Iraq: Inclusive Government May Lead to Gridlock

Kenneth M. Pollack, writing in The National Interest, argues that the new Iraqi government may be too inclusive: “The Iraqis went for an all-inclusive government because they could not sort out their political divisions. But forming one simply means bringing all of those differences inside the government, where they are likely to prevent it from actually governing.” Pollack goes on to say that “Iraq’s fragmented and immature political systems,” will be prone to gridlock due to the inability of the parliament to act as credible check on the power of the prime minister.
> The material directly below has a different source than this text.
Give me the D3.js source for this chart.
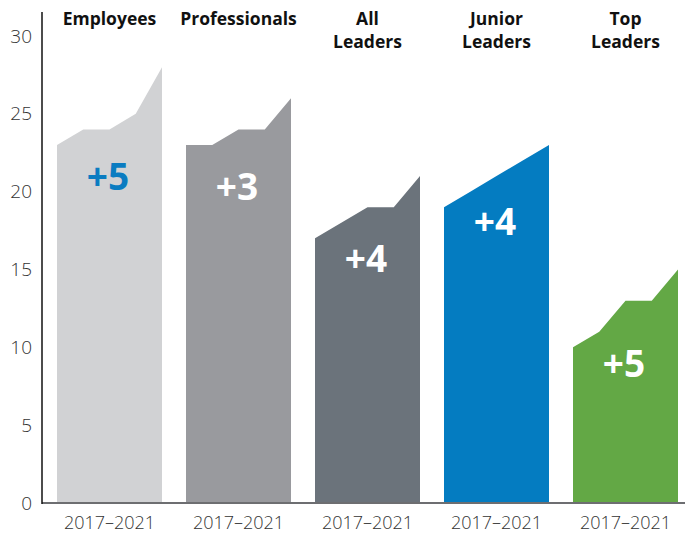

Reidar Visser, in an article supporting the idea that there are difficult times ahead, writes that a ruling by the Iraqi federal supreme court will give the newly elected speaker of the parliament, Usama al-Nujayfi of Iraqiyya, “preeminence” as the speaker, rather than an equal role within a “three-man presidency of the parliament” that has existed since 2006. However, Visser notes that it would be “prudent of them (Iraqiyya) to be aware that their logic of an orthodox reading of the constitution will probably apply with equal force to another institution that is much debated these days: the national council for strategic policies [...] which is not even mentioned in the constitution precisely like the ‘[collective] presidency of the parliament’ which Iraqiyya complained about to the supreme court.”